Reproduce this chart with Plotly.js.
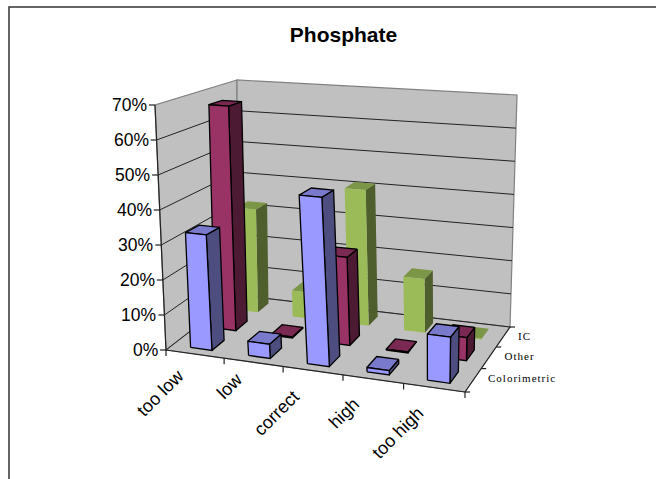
<!DOCTYPE html>
<html><head><meta charset="utf-8">
<script src="https://cdn.plot.ly/plotly-3.0.1.min.js"></script>
<style>html,body{margin:0;padding:0;background:#fff}#c{width:656px;height:479px}</style>
</head><body><div id="c"></div>
<script>
const categories = ["too low","low","correct","high","too high"];
const seriesNames = ["Colorimetric","Other","IC"];
const colorimetric = [33,4,47,1.2,12.5];
const other = [67,0.3,25.5,0.3,6.5];
const ic = [32,8,41,16,0.3];
const yTicks = [0,10,20,30,40,50,60,70];
const yMax = 70;

// view of the 3D box in page pixels: floor and ceiling quads (front-left, front-right, back-right, back-left)
const floorQ = [[166,350],[465,392],[510,327],[237,295]];
const topQ   = [[155,105],[472,130],[517,95],[237,80]];
const barW = 0.37, barD = 0.5, warp = 0.07;
// label placement relative to the axis ticks
const catDx = [-4,-4,-7,-7,-4], catDy = [9,4,13,12,13];
const depthDx = [19,16,14], depthDy = [-2,-2,-1];

function quad(q){
  const [p0,p1,p2,p3]=q;
  const dx1=p1[0]-p2[0],dx2=p3[0]-p2[0],sx=p0[0]-p1[0]+p2[0]-p3[0];
  const dy1=p1[1]-p2[1],dy2=p3[1]-p2[1],sy=p0[1]-p1[1]+p2[1]-p3[1];
  const den=dx1*dy2-dx2*dy1;
  const g=(sx*dy2-dx2*sy)/den,h=(dx1*sy-sx*dy1)/den;
  const a=p1[0]-p0[0]+g*p1[0],b=p3[0]-p0[0]+h*p3[0],c=p0[0];
  const d=p1[1]-p0[1]+g*p1[1],e=p3[1]-p0[1]+h*p3[1],f=p0[1];
  return (s,t)=>{const w=g*s+h*t+1;return [(a*s+b*t+c)/w,(d*s+e*t+f)/w];};
}
const H0=quad(floorQ),H1=quad(topQ);
function P(u,v,z){
  const s0=u/5,s=s0+warp*s0*(1-s0);
  const a=H0(s,v/3),b=H1(s,v/3),t=z/yMax;
  return [a[0]+(b[0]-a[0])*t,a[1]+(b[1]-a[1])*t];
}
const traces=[];
function poly(pts,fill,line,w){
  const c=pts.concat([pts[0]]);
  traces.push({type:'scatter',mode:'lines',x:c.map(p=>p[0]),y:c.map(p=>p[1]),fill:'toself',fillcolor:fill,
    line:{color:line||fill,width:w||0},hoverinfo:'skip',showlegend:false});
}
function path(segs,color,w){
  const x=[],y=[];
  segs.forEach(s=>{s.forEach(p=>{x.push(p[0]);y.push(p[1]);});x.push(null);y.push(null);});
  traces.push({type:'scatter',mode:'lines',x,y,line:{color,width:w},hoverinfo:'skip',showlegend:false});
}
// walls and floor
const wall='#c0c0c0',wallEdge='#808080';
poly([P(0,0,0),P(0,3,0),P(0,3,yMax),P(0,0,yMax)],wall,wallEdge,1.2);
poly([P(0,3,0),P(5,3,0),P(5,3,yMax),P(0,3,yMax)],wall,wallEdge,1.2);
poly([P(0,0,0),P(5,0,0),P(5,3,0),P(0,3,0)],wall,wallEdge,1);
// gridlines
path(yTicks.slice(1,-1).concat([0]).map(z=>[P(0,0,z),P(0,3,z),P(5,3,z)]),'#222',1);
// axes and ticks
path([[P(0,0,0),P(0,0,yMax)],[P(0,0,0),P(5,0,0)],[P(5,0,0),P(5,3,0)]],'#222',1.2);
path(yTicks.map(z=>{const p=P(0,0,z);return [[p[0]-6,p[1]],p];}),'#222',1.2);
path(categories.map((c,i)=>i).concat([5]).map(i=>{const p=P(i,0,0);return [p,[p[0],p[1]+6]];}),'#222',1.2);
path([0,1,2,3].map(i=>{const p=P(5,i,0);return [p,[p[0]+5,p[1]]];}),'#222',1.2);

const styles=[
 {f:'#9999ff',t:'#7a7acc',s:'#4d4d80',e:'#000',w:1.3,vals:colorimetric},
 {f:'#993366',t:'#7a2952',s:'#4d1a33',e:'#000',w:1.3,vals:other},
 {f:'#9bbb59',t:'#7c9647',s:'#4e5e2c',e:null,w:0,vals:ic}];
[2,1,0].forEach(s=>{
  const st=styles[s];
  categories.forEach((c,i)=>{
    const z=st.vals[i];
    const u0=i+.5-barW/2,u1=i+.5+barW/2,v0=s+.5-barD/2,v1=s+.5+barD/2;
    poly([P(u1,v0,0),P(u1,v1,0),P(u1,v1,z),P(u1,v0,z)],st.s,st.e,st.w);
    poly([P(u0,v0,z),P(u1,v0,z),P(u1,v1,z),P(u0,v1,z)],st.t,st.e,st.w);
    poly([P(u0,v0,0),P(u1,v0,0),P(u1,v0,z),P(u0,v0,z)],st.f,st.e,st.w);
  });
});
// frame
path([[[9,479],[9,7],[656,7]]],'#333',1.5);

const ann=[];
const txt=(text,x,y,o)=>ann.push(Object.assign({text,x,y,xref:'x',yref:'y',showarrow:false},o));
const sans='Liberation Sans, Arial, sans-serif',serif='Liberation Serif, Times New Roman, serif';
yTicks.forEach(z=>{const p=P(0,0,z);
  txt(z+'%',p[0]-6,p[1],{xanchor:'right',yanchor:'middle',font:{family:sans,size:17.5,color:'#000'}});});
categories.forEach((c,i)=>{const p=P(i+.5,0,0);
  txt(c,p[0]+catDx[i],p[1]+catDy[i],{xanchor:'right',yanchor:'top',textangle:-45,font:{family:sans,size:18,color:'#000'}});});
seriesNames.forEach((n,i)=>{const p=P(5,i+.5,0);
  txt(n,p[0]+depthDx[i],p[1]+depthDy[i],{xanchor:'left',yanchor:'middle',font:{family:serif,size:11,color:'#000'}});});

Plotly.newPlot('c',traces,{
  width:656,height:479,margin:{l:0,r:0,t:0,b:0},paper_bgcolor:'#fff',plot_bgcolor:'#fff',showlegend:false,
  title:{text:'<b>Phosphate</b>',x:343.5/656,xanchor:'center',y:1-35/479,yanchor:'middle',font:{family:sans,size:21,color:'#000'}},
  xaxis:{range:[0,656],visible:false,fixedrange:true},
  yaxis:{range:[479,0],visible:false,fixedrange:true},
  annotations:ann
},{displayModeBar:false,staticPlot:true}).then(gd=>{
  gd.querySelectorAll('.annotation-text').forEach(t=>{
    if(seriesNames.includes(t.textContent)) t.style.letterSpacing='1px';
  });
});
</script></body></html>
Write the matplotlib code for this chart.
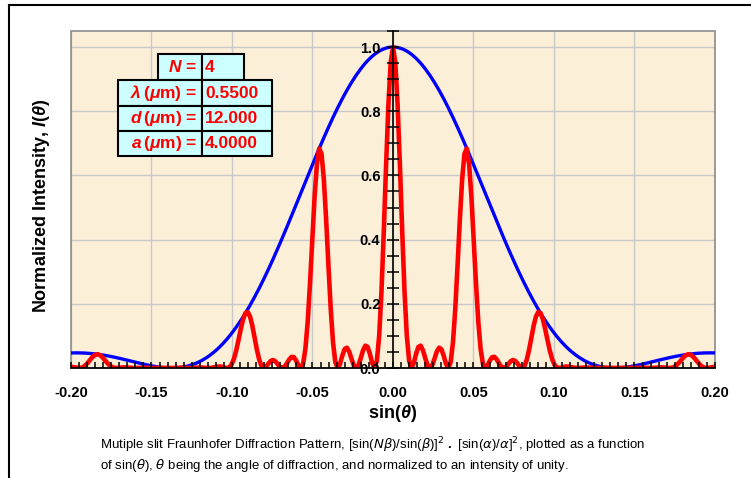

**WHAT TO DO**.
Look for lines containing the string "this" and copy them all.

**SOLVED PROBLEM**.
Reproduce this chart with Plotly.js.
Write the matplotlib code for this chart.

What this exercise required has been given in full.